Und dann sind die Autos da und nach 20 Minuten ist unser Hotel in Sahagún erreicht. Es liegt im Zentrum
des Städtchens, gegenüber der Pilgerherberge. Nachdem wir uns frisch gemacht haben, ist ein Rundgang durch
das abendliche Sahagún angesagt. Überall treffen wir auf steinerne Zeugen einer wechselvollen Geschichte.

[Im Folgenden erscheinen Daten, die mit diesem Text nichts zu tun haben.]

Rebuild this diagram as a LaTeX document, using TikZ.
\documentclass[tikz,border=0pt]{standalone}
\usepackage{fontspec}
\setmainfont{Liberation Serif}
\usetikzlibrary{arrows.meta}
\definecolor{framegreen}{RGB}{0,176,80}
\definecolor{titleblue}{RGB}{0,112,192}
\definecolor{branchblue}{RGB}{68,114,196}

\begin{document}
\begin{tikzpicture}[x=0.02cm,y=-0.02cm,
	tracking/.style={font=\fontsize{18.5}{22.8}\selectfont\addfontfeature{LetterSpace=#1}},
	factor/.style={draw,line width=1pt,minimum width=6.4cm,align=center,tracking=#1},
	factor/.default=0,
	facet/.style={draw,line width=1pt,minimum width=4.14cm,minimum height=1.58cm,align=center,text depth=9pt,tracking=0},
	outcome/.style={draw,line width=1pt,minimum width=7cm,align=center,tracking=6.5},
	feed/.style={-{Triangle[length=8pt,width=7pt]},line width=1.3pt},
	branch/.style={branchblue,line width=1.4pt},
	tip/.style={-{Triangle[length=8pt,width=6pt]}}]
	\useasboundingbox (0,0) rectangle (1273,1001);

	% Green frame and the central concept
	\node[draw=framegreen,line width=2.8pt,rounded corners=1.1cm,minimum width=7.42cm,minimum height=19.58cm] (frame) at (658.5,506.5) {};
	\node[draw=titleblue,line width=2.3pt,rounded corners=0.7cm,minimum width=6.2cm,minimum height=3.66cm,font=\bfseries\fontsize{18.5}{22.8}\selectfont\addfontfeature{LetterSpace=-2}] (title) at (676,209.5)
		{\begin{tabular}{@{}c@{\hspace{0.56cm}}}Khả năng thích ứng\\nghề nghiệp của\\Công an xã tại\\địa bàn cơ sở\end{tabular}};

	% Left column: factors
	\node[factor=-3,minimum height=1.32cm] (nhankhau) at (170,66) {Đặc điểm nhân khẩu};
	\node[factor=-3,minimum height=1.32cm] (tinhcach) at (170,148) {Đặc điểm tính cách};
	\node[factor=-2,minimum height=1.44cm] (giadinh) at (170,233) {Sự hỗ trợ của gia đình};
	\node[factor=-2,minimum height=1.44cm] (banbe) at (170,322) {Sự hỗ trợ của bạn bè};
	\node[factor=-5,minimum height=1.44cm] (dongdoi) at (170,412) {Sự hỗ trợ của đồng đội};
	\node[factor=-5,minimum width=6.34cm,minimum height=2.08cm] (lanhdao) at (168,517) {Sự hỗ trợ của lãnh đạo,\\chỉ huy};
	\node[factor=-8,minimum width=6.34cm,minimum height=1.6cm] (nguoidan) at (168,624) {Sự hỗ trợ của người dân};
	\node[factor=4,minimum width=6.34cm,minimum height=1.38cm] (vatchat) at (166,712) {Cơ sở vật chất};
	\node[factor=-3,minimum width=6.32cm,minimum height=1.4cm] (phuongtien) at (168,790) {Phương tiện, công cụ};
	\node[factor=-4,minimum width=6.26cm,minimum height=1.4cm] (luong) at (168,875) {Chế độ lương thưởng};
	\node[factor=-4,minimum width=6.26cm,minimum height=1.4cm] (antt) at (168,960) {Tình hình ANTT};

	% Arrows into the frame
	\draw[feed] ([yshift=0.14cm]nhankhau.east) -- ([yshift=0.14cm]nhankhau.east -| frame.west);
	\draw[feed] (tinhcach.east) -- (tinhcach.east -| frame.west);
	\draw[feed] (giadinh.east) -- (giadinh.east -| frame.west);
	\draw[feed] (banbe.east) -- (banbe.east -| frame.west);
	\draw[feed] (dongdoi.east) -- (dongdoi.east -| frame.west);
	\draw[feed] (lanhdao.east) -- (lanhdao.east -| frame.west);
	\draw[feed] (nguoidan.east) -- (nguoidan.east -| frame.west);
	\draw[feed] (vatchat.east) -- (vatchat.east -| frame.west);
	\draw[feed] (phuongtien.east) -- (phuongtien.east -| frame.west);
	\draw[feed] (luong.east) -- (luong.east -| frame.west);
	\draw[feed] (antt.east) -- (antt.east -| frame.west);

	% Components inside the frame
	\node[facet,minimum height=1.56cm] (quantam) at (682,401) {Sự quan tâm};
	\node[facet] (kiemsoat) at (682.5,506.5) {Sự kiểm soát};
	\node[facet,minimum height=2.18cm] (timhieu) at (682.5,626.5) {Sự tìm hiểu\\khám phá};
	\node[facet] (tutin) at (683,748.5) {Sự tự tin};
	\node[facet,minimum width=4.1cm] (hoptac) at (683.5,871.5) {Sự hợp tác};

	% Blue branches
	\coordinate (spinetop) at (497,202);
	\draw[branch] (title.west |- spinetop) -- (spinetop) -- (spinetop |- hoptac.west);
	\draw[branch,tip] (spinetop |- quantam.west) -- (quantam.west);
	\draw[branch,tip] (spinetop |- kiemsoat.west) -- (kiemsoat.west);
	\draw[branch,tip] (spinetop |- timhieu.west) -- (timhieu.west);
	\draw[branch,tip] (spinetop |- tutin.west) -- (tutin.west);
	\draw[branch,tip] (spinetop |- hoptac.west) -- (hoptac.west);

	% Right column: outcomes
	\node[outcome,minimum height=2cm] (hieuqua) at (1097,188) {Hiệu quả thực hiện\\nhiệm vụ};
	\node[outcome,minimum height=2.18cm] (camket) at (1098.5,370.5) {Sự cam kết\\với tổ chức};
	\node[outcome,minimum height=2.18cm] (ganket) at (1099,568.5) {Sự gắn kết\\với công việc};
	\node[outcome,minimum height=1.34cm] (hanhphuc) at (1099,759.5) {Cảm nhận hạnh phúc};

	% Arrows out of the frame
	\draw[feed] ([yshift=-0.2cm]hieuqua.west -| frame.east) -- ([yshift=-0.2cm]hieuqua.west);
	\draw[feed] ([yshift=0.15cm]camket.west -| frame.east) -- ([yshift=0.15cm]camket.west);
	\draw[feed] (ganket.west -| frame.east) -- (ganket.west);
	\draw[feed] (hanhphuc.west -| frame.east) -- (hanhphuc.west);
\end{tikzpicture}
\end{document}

Im 11. Jahrhundert wurde hier das bedeutendste Cluniazenserkloster Spaniens errichtet. Reste der einstmals
riesigen Klosteranlage sind in der ganzen Stadt zu finden. Überall entdecken wir den Einfluss islamischer
Kultur auf die christlichen Sakralbauten. Errichtet von arabischen Architekten und Handwerkern, die im
Dienste der Christen am Kirchenbau mitwirkten. Nach diesen Mudéjaren ist der Stil benannt, der die großen
Kirchen der Stadt auszeichnet. Als Baumaterial wurden Ziegeln verwendet, da es in der Gegend keine
Steinbrüche gibt. Die Backsteinkirche San Tirso aus dem 12. Jahrhundert beeindruckt uns mit ihrem wuchtigen
viereckigen Turm und den dreistöckigen Arkaden. Unweit davon finden wir das vermeintliche Stadttor, das
sich beim Nachschlagen im Pilgerführer als Überrest der Fassade des Benediktinerklosters San Facundo
herausstellt. Dass Kultur auch hungrig machen kann, merken wir an unseren knurrenden Magen. So lassen
wir uns nach 21 Uhr das nicht gerade üppige Abendessen dennoch schmecken.